* REQUIRED TASK *
Copy each line in which the string "this" occurs.

###

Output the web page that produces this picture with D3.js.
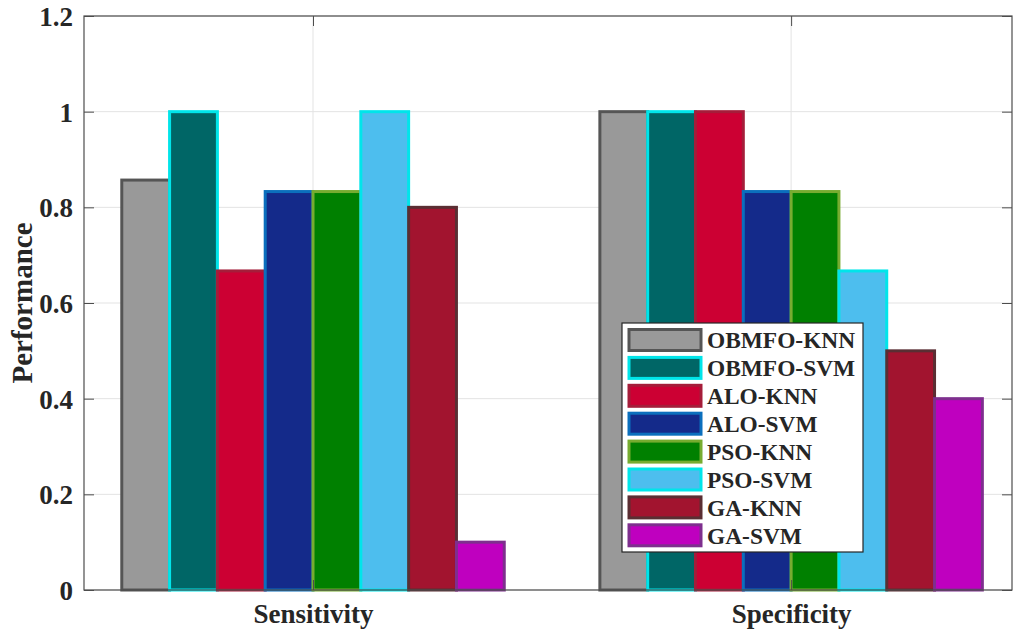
<!DOCTYPE html>
<html>
<head>
<meta charset="utf-8">
<script src="https://cdn.jsdelivr.net/npm/d3@7"></script>
<style>
  html, body { margin: 0; padding: 0; background: #fff; }
  svg { display: block; }
  text { font-family: "Liberation Serif", "Times New Roman", serif; font-weight: bold; fill: #262626; }
</style>
</head>
<body>
<svg id="chart" width="1013" height="632"></svg>
<script>
// ---- data ----
const categories = ["Sensitivity", "Specificity"];
const seriesNames = ["OBMFO-KNN", "OBMFO-SVM", "ALO-KNN", "ALO-SVM", "PSO-KNN", "PSO-SVM", "GA-KNN", "GA-SVM"];
const sensitivityValues = [0.857, 1.0, 0.667, 0.833, 0.833, 1.0, 0.8, 0.1];
const specificityValues = [1.0, 1.0, 1.0, 0.833, 0.833, 0.667, 0.5, 0.4];
const yTicks = [0, 0.2, 0.4, 0.6, 0.8, 1, 1.2];
const yTickLabels = ["0", "0.2", "0.4", "0.6", "0.8", "1", "1.2"];
const fillColors = ["#999999", "#006666", "#cc0033", "#142a8a", "#008000", "#4dbeee", "#a2142f", "#bf00bf"];
const edgeColors = ["#555555", "#00e5ea", "#a51d3a", "#0b6fbd", "#77ac30", "#00e5ea", "#5a2e33", "#7e2f8e"];

const values = [sensitivityValues, specificityValues];

// ---- layout ----
const L = 84, R = 1012, T = 16, B = 590;
const svg = d3.select("#chart");

const x = d3.scaleLinear().domain([0.521, 2.462]).range([L, R]);
const y = d3.scaleLinear().domain([0, 1.2]).range([B, T]);

const nS = seriesNames.length;
const groupWidth = 0.8;
const barW = groupWidth / nS;

// grid
const grid = svg.append("g");
grid.selectAll("line.h").data(yTicks).enter().append("line")
  .attr("x1", L).attr("x2", R)
  .attr("y1", d => y(d)).attr("y2", d => y(d))
  .attr("stroke", "#e3e3e3").attr("stroke-width", 1);
grid.selectAll("line.v").data([1, 2]).enter().append("line")
  .attr("x1", d => x(d)).attr("x2", d => x(d))
  .attr("y1", T).attr("y2", B)
  .attr("stroke", "#e3e3e3").attr("stroke-width", 1);

// bars
const bars = [];
categories.forEach((c, ci) => {
  seriesNames.forEach((s, si) => {
    bars.push({ ci, si, v: values[ci][si] });
  });
});
function barStart(d) { return (d.ci + 1) - groupWidth / 2 + d.si * barW; }
svg.append("g").selectAll("rect").data(bars).enter().append("rect")
  .attr("x", d => x(barStart(d)))
  .attr("width", d => x(barW) - x(0))
  .attr("y", d => y(d.v))
  .attr("height", d => y(0) - y(d.v))
  .attr("fill", d => fillColors[d.si])
  .attr("stroke", d => edgeColors[d.si])
  .attr("stroke-width", 3);

// axes box
svg.append("rect").attr("x", L).attr("y", T).attr("width", R - L).attr("height", B - T)
  .attr("fill", "none").attr("stroke", "#4d4d4d").attr("stroke-width", 1.2);

// y axis ticks (inward) left & right
const yAxisL = d3.axisLeft(y).tickValues(yTicks).tickFormat((d, i) => yTickLabels[i]).tickSize(-10).tickPadding(11);
const gy = svg.append("g").attr("transform", `translate(${L},0)`).call(yAxisL);
gy.select(".domain").remove();
gy.selectAll(".tick line").attr("stroke", "#4d4d4d");
gy.selectAll(".tick text").style("font-size", "27px").attr("dy", "0.35em")
  .style("font-family", "'Liberation Serif', serif").style("font-weight", "bold").attr("fill", "#262626");

const yAxisR = d3.axisRight(y).tickValues(yTicks).tickFormat("").tickSize(-10);
const gyr = svg.append("g").attr("transform", `translate(${R},0)`).call(yAxisR);
gyr.select(".domain").remove();
gyr.selectAll(".tick line").attr("stroke", "#4d4d4d");

// x axis
const xAxis = d3.axisBottom(x).tickValues([1, 2]).tickFormat((d, i) => categories[i]).tickSize(-10).tickPadding(14);
const gx = svg.append("g").attr("transform", `translate(0,${B})`).call(xAxis);
gx.select(".domain").remove();
gx.selectAll(".tick line").attr("stroke", "#4d4d4d");
gx.selectAll(".tick text").style("font-size", "27px").attr("dy", "0.71em")
  .style("font-family", "'Liberation Serif', serif").style("font-weight", "bold").attr("fill", "#262626");
const xAxisT = d3.axisTop(x).tickValues([1, 2]).tickFormat("").tickSize(-10);
const gxt = svg.append("g").attr("transform", `translate(0,${T})`).call(xAxisT);
gxt.select(".domain").remove();
gxt.selectAll(".tick line").attr("stroke", "#4d4d4d");

// y label
svg.append("text")
  .attr("transform", `translate(32,${(T + B) / 2}) rotate(-90)`)
  .attr("text-anchor", "middle")
  .style("font-size", "29px")
  .text("Performance");

// legend
const lg = svg.append("g");
const lx = 622, ly = 323, lw = 241, lh = 229;
lg.append("rect").attr("x", lx).attr("y", ly).attr("width", lw).attr("height", lh)
  .attr("fill", "#fff").attr("stroke", "#262626").attr("stroke-width", 1.2);
const rowH = 27.9;
const rows = lg.selectAll("g.row").data(seriesNames).enter().append("g")
  .attr("transform", (d, i) => `translate(0,${ly + 17 + i * rowH})`);
rows.append("rect").attr("x", 629).attr("y", -10.5).attr("width", 72).attr("height", 21)
  .attr("fill", (d, i) => fillColors[i]).attr("stroke", (d, i) => edgeColors[i]).attr("stroke-width", 3);
rows.append("text").attr("x", 707).attr("y", 0).attr("dy", "0.35em")
  .style("font-size", "23.4px").text(d => d);
</script>
</body>
</html>
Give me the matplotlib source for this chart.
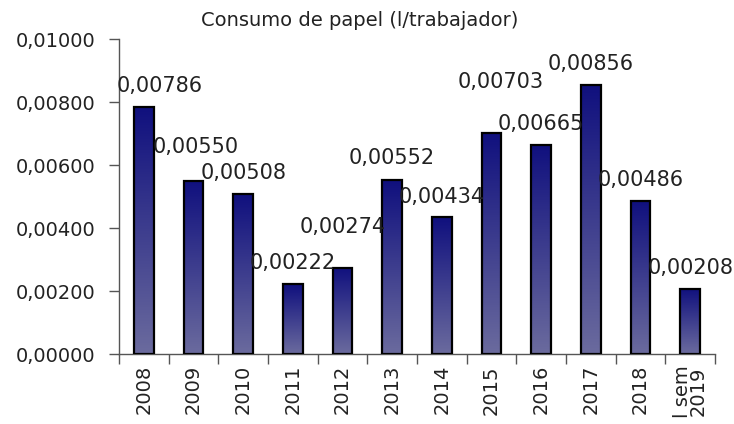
import numpy as np
import matplotlib.pyplot as plt
from matplotlib.colors import LinearSegmentedColormap
from matplotlib.ticker import FixedLocator, FuncFormatter

years = ['2008', '2009', '2010', '2011', '2012', '2013', '2014', '2015',
         '2016', '2017', '2018', 'l sem\n2019']
consumo = [0.00786, 0.00550, 0.00508, 0.00222, 0.00274, 0.00552,
           0.00434, 0.00703, 0.00665, 0.00856, 0.00486, 0.00208]
yticks = [0.0, 0.002, 0.004, 0.006, 0.008, 0.010]

# label offsets in pixels from the top centre of each bar (hand placed, like Excel)
lab_dx = [16, 2, 0, 0, 0, 0, 0, 9, 0, 0, 0, 0]
lab_dy = [21, 34, 21, 21, 41, 22, 20, 51, 21, 21, 21, 21]

plt.rcParams['font.family'] = 'DejaVu Sans'
txt = '#222222'

fig = plt.figure(figsize=(7.34, 4.24), dpi=100)
ax = fig.add_axes([119 / 734, 1 - 354 / 424, 596 / 734, (354 - 39.3) / 424])

cmap = LinearSegmentedColormap.from_list('azul', ['#6b6b9e', '#10107e'])
grad = np.linspace(0, 1, 256).reshape(-1, 1)
w = 0.4
x = np.arange(len(years)) + 0.5
for xi, v in zip(x, consumo):
    ax.imshow(grad, extent=[xi - w / 2, xi + w / 2, 0, v], origin='lower',
              aspect='auto', cmap=cmap, zorder=2)
bars = ax.bar(x, consumo, width=w, facecolor='none', edgecolor='black',
              linewidth=1.6, zorder=3)

for xi, v, dx, dy in zip(x, consumo, lab_dx, lab_dy):
    ax.annotate(f'{v:.5f}'.replace('.', ','), (xi, v), xytext=(dx, dy),
                textcoords='offset pixels', ha='center', va='center',
                fontsize=15, color=txt, zorder=4)

ax.set_xlim(0, len(years))
ax.set_ylim(0, 0.010)
ax.set_yticks(yticks)
ax.yaxis.set_major_formatter(FuncFormatter(lambda v, p: f'{v:.5f}'.replace('.', ',')))
ax.xaxis.set_major_locator(FixedLocator(np.arange(len(years) + 1)))
ax.xaxis.set_major_formatter(FuncFormatter(lambda v, p: ''))
ax.xaxis.set_minor_locator(FixedLocator(x))
ax.set_xticklabels(years, minor=True, rotation=90, fontsize=14, color=txt,
                   linespacing=0.8)
ax.tick_params(axis='x', which='minor', length=0, pad=8)
ax.tick_params(axis='both', which='major', length=7, width=1, color='#555555',
               direction='out')
ax.tick_params(axis='y', labelsize=14, labelcolor=txt, pad=10)

for s in ['top', 'right']:
    ax.spines[s].set_visible(False)
for s in ['left', 'bottom']:
    ax.spines[s].set_color('#555555')
    ax.spines[s].set_linewidth(1)

fig.text(360 / 734, 1 - 20 / 424, 'Consumo de papel (l/trabajador)',
         ha='center', va='center', fontsize=14, color=txt)

fig.savefig('out.png', dpi=100)
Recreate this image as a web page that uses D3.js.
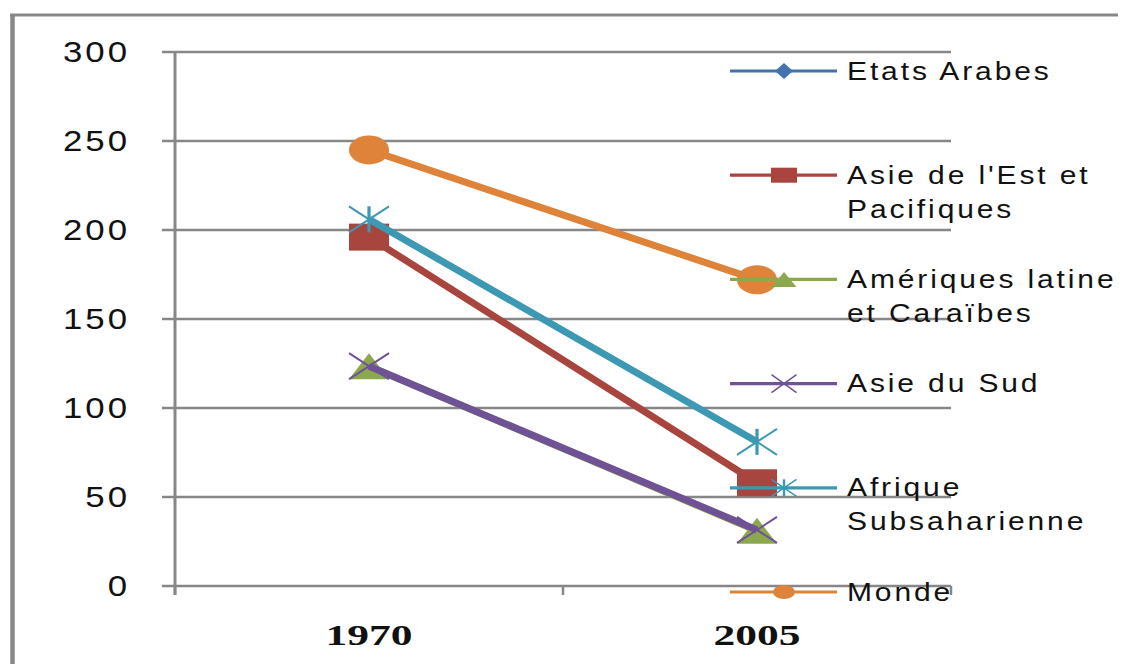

###

* OUTPUT BELOW *
Output the web page that produces this picture with D3.js.
Give me the matplotlib source for this chart.
Recreate this image as a web page that uses D3.js.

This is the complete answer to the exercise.